--- Start Listed entries ---

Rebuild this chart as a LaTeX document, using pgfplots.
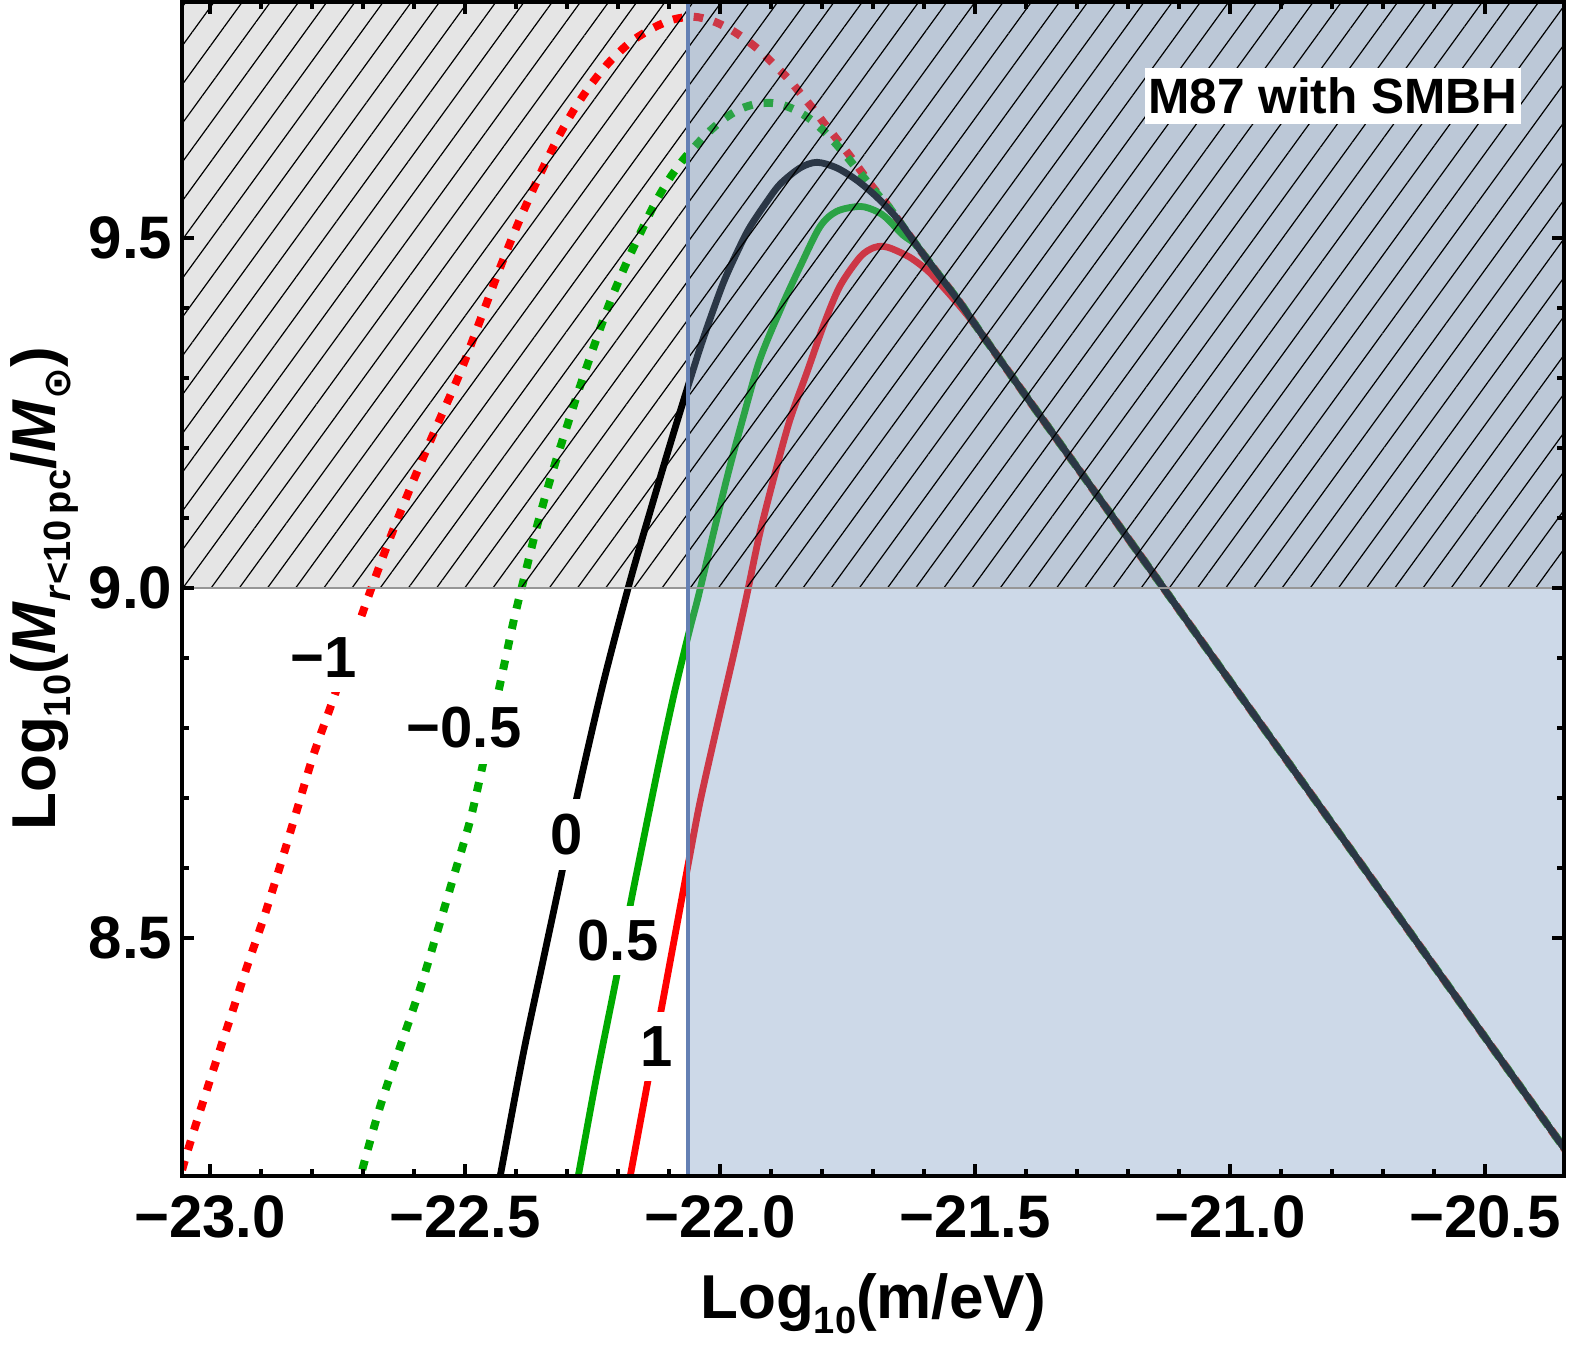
\documentclass[border=0pt]{standalone}
\usepackage{pgfplots}
\pgfplotsset{compat=1.18}
\usepackage{fontspec}
\setmainfont{Liberation Sans}
\newfontfamily\dejavu{DejaVu Sans}
\usetikzlibrary{patterns.meta}

\definecolor{grayfill}{gray}{0.9}
\definecolor{blueov}{RGB}{118,151,192}
\definecolor{vline}{RGB}{100,128,180}
\definecolor{mgreen}{RGB}{0,170,0}
\definecolor{hline}{RGB}{150,150,150}

\newcommand{\sub}[1]{\raisebox{-3.75pt}{\fontsize{9.5}{10}\selectfont #1}}

\begin{document}
\begin{tikzpicture}
\begin{axis}[
  scale only axis, width=345.5pt, height=293.5pt,
  xmin=-23.055, xmax=-20.345, ymin=8.16, ymax=9.837,
  axis on top,
  axis line style={line width=1pt},
  xtick={-23,-22.5,-22,-21.5,-21,-20.5},
  xticklabels={−23.0,−22.5,−22.0,−21.5,−21.0,−20.5},
  ytick={8.5,9,9.5}, yticklabels={8.5,9.0,9.5},
  minor x tick num=4, minor y tick num=4,
  tick align=inside,
  major tick length=3pt, minor tick length=1.8pt,
  every tick/.append style={black, line width=0.8pt},
  ticklabel style={font=\fontsize{15}{18}\selectfont\bfseries},
  xticklabel style={anchor=north, inner sep=0pt, yshift=-4.75pt},
  yticklabel style={anchor=east, inner sep=0pt, xshift=-2.25pt},
  dotline/.style={line width=2pt, dash pattern=on 2.4pt off 2.8pt, line join=round},
  solline/.style={line width=1.7pt, line join=round},
]
\fill[grayfill] (axis cs:-23.2,9) rectangle (axis cs:-20.2,10);

% -1 (red dotted)
\addplot[red, dotline, smooth] coordinates {
(-23.065,8.140) (-23.052,8.176) (-23.029,8.231) (-22.993,8.313) (-22.961,8.384)
(-22.928,8.458) (-22.895,8.528) (-22.863,8.602) (-22.830,8.682) (-22.797,8.762)
(-22.758,8.842) (-22.722,8.920) (-22.686,8.995) (-22.645,9.075) (-22.601,9.154)
(-22.555,9.232) (-22.510,9.307) (-22.470,9.383) (-22.431,9.458) (-22.394,9.524)
(-22.356,9.586) (-22.320,9.640) (-22.284,9.686) (-22.250,9.722) (-22.216,9.752)
(-22.175,9.780) (-22.131,9.800) (-22.092,9.812) (-22.052,9.816) (-22.015,9.810)
(-21.980,9.798) (-21.947,9.782) (-21.918,9.765) (-21.892,9.746) (-21.867,9.728)
(-21.843,9.707) (-21.818,9.685) (-21.794,9.662) (-21.771,9.641) (-21.745,9.617)
(-21.722,9.594) (-21.700,9.572) (-21.675,9.550) (-21.653,9.528) (-21.614,9.489)
(-21.575,9.451) (-21.529,9.407) (-21.490,9.366) (-21.400,9.274) (-21.200,9.071)
(-21.000,8.867) (-20.700,8.562) (-20.340,8.195)
};
% -0.5 (green dotted)
\addplot[mgreen, dotline, smooth] coordinates {
(-22.710,8.140) (-22.703,8.165) (-22.667,8.258) (-22.627,8.345) (-22.588,8.428)
(-22.556,8.505) (-22.523,8.586) (-22.490,8.668) (-22.465,8.748) (-22.435,8.850)
(-22.405,8.952) (-22.388,9.003) (-22.360,9.085) (-22.333,9.155) (-22.304,9.222)
(-22.275,9.287) (-22.245,9.350) (-22.216,9.408) (-22.183,9.465) (-22.151,9.515)
(-22.125,9.553) (-22.098,9.586) (-22.073,9.611) (-22.049,9.631) (-22.024,9.650)
(-21.994,9.669) (-21.961,9.684) (-21.925,9.692) (-21.888,9.692) (-21.853,9.683)
(-21.820,9.668) (-21.790,9.648) (-21.765,9.628) (-21.741,9.607) (-21.720,9.588)
(-21.692,9.563) (-21.670,9.545) (-21.653,9.528) (-21.614,9.489) (-21.575,9.451)
(-21.529,9.407) (-21.490,9.366) (-21.400,9.274) (-21.200,9.071) (-21.000,8.867)
(-20.700,8.562) (-20.340,8.195)
};
% 1 (red solid)
\addplot[red, solline, smooth] coordinates {
(-22.182,8.135) (-22.176,8.160) (-22.137,8.313) (-22.118,8.387) (-22.090,8.497)
(-22.062,8.607) (-22.039,8.695) (-22.005,8.805) (-21.971,8.912) (-21.948,8.988)
(-21.922,9.078) (-21.892,9.164) (-21.863,9.240) (-21.830,9.307) (-21.797,9.375)
(-21.765,9.431) (-21.725,9.473) (-21.699,9.486) (-21.680,9.488) (-21.661,9.484)
(-21.627,9.472) (-21.594,9.454) (-21.569,9.435) (-21.529,9.402) (-21.490,9.366)
(-21.400,9.274) (-21.200,9.071) (-21.000,8.867) (-20.700,8.562) (-20.340,8.195)
};
% 0.5 (green solid)
\addplot[mgreen, solline, smooth] coordinates {
(-22.285,8.135) (-22.278,8.160) (-22.242,8.302) (-22.203,8.444) (-22.176,8.547)
(-22.147,8.652) (-22.118,8.755) (-22.089,8.852) (-22.059,8.942) (-22.0425,8.988)
(-22.013,9.078) (-21.984,9.164) (-21.954,9.245) (-21.922,9.326) (-21.882,9.397)
(-21.843,9.459) (-21.804,9.516) (-21.771,9.538) (-21.725,9.545) (-21.693,9.538)
(-21.673,9.528) (-21.641,9.504) (-21.614,9.489) (-21.575,9.451) (-21.529,9.407)
(-21.490,9.366) (-21.400,9.274) (-21.200,9.071) (-21.000,8.867) (-20.700,8.562)
(-20.340,8.195)
};
% 0 (black solid)
\addplot[black, solline, smooth] coordinates {
(-22.440,8.125) (-22.431,8.160) (-22.386,8.334) (-22.346,8.471) (-22.310,8.594)
(-22.281,8.700) (-22.229,8.864) (-22.176,9.011) (-22.131,9.124) (-22.095,9.212)
(-22.059,9.297) (-22.033,9.356) (-21.994,9.435) (-21.961,9.488) (-21.941,9.516)
(-21.908,9.552) (-21.882,9.577) (-21.843,9.600) (-21.810,9.608) (-21.771,9.600)
(-21.731,9.582) (-21.692,9.558) (-21.653,9.528) (-21.614,9.489) (-21.575,9.451)
(-21.529,9.407) (-21.490,9.366) (-21.400,9.274) (-21.200,9.071) (-21.000,8.867)
(-20.700,8.562) (-20.340,8.195)
};

\fill[blueov, opacity=0.365] (axis cs:-22.063,8) rectangle (axis cs:-20.2,10);
\fill[pattern={Lines[angle=54,distance=5.7pt,line width=0.3pt]}, pattern color=black]
  (axis cs:-23.2,9) rectangle (axis cs:-20.2,10);
\draw[hline, line width=0.35pt] (axis cs:-23.2,9) -- (axis cs:-20.2,9);
\draw[vline, line width=0.85pt] (axis cs:-22.063,8) -- (axis cs:-22.063,10);

\tikzset{clab/.style={fill=white, inner xsep=1pt, inner ysep=3.75pt, font=\fontsize{14.5}{17}\selectfont\bfseries}}
\node[clab, inner xsep=2.5pt] at (axis cs:-22.778,8.901) {−1};
\node[clab] at (axis cs:-22.502,8.800) {−0.5};
\node[clab] at (axis cs:-22.301,8.648) {0};
\node[clab, inner xsep=0.4pt, inner ysep=3.5pt] at (axis cs:-22.200,8.496) {0.5};
\node[clab] at (axis cs:-22.124,8.345) {1};

\node[fill=white, inner xsep=0.75pt, inner ysep=0pt, minimum height=14pt,
  font=\fontsize{12.4}{14}\selectfont\bfseries] at (axis cs:-20.798,9.703) {M87 with SMBH};

\coordinate (SW) at (rel axis cs:0,0);
\coordinate (NE) at (rel axis cs:1,1);
\end{axis}

\node[anchor=base, inner sep=0pt, font=\fontsize{15.5}{18}\selectfont\bfseries]
  at ([shift={(172.75pt,-35.5pt)}]SW) {Log\sub{10}(m/eV)};
\node[anchor=base, rotate=90, inner sep=0pt, font=\fontsize{15.5}{18}\selectfont\bfseries]
  at ([shift={(-31.5pt,146.75pt)}]SW)
  {Log\sub{10}(\textit{M}\sub{\textit{r}<10\,pc}/\textit{M}\sub{{\dejavu\bfseries ⊙}})};

\pgfresetboundingbox
\path[use as bounding box] ([shift={(-45.5pt,-42pt)}]SW) rectangle ([shift={(1.5pt,0.5pt)}]NE);
\end{tikzpicture}
\end{document}
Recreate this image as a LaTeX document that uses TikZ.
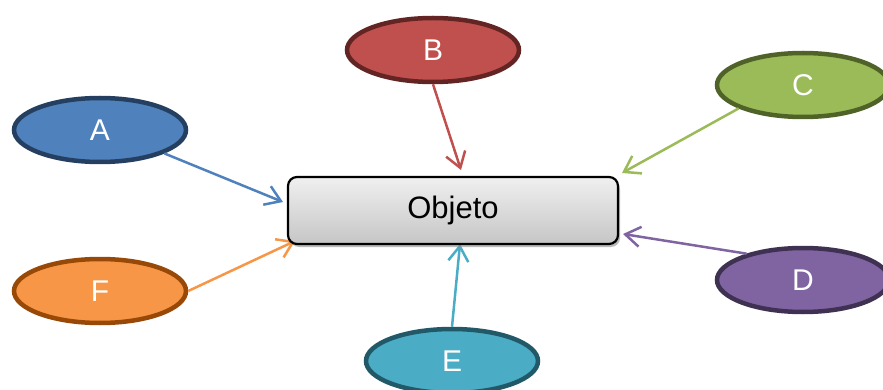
\documentclass[tikz,border=0pt]{standalone}
\usepackage{fontspec}
\setmainfont{Liberation Sans}
\usetikzlibrary{shapes.geometric,arrows.meta,shadows}
\definecolor{aF}{HTML}{4F81BD}\definecolor{aD}{HTML}{243F60}
\definecolor{bF}{HTML}{C0504D}\definecolor{bD}{HTML}{632523}
\definecolor{cF}{HTML}{9BBB59}\definecolor{cD}{HTML}{4F6228}
\definecolor{dF}{HTML}{8064A2}\definecolor{dD}{HTML}{3F3151}
\definecolor{eF}{HTML}{4BACC6}\definecolor{eD}{HTML}{215968}
\definecolor{fF}{HTML}{F79646}\definecolor{fD}{HTML}{984807}
\tikzset{
  oval/.style={ellipse, draw=#1D, fill=#1F, line width=4.5pt, inner sep=0pt,
    minimum width=172pt, minimum height=64pt, text=white, font=\fontsize{30}{30}\selectfont},
  conn/.style={draw=#1F, line width=2.5pt, -{Straight Barb[length=15pt,width=20pt]}},
  objbox/.style={draw=black, line width=2.2pt, rounded corners=9pt,
    top color=gray!12, bottom color=gray!45, minimum width=330pt, minimum height=67pt,
    font=\fontsize{31}{31}\selectfont,
    drop shadow={shadow xshift=2pt, shadow yshift=-3pt, fill=black!45, opacity=0.6}}
}
\begin{document}
\begin{tikzpicture}[x=1pt,y=-1pt]
\useasboundingbox (0,0) rectangle (883,390);
\clip (0,0) rectangle (883,390);
\node[oval=a] (A) at (100,130) {A};
\node[oval=b] (B) at (433,50) {B};
\node[oval=c] (C) at (803,85) {C};
\node[oval=d] (D) at (803,280) {D};
\node[oval=e] (E) at (452,361) {E};
\node[oval=f] (F) at (100,291) {F};
\coordinate (tA) at (283,202);
\coordinate (tB) at (461,170);
\coordinate (tC) at (622,173);
\coordinate (tD) at (623,234);
\coordinate (tE) at (460,244);
\coordinate (tF) at (295,241);
\draw[conn=a] (A.-20) -- (tA);
\draw[conn=b] (B.south) -- (tB);
\draw[conn=c] (C.200) -- (tC);
\draw[conn=d] (D.155) -- (tD);
\draw[conn=e] (E.north) -- (tE);
\draw[conn=f] (F.east) -- (tF);
\node[objbox] (O) at (453,210.5) {Objeto};
\end{tikzpicture}
\end{document}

--- End Listed entries ---

The request: Every line in the data that holds "LaTeX" should be copied out.

Written response:
Rebuild this chart as a LaTeX document, using pgfplots.
Recreate this image as a LaTeX document that uses TikZ.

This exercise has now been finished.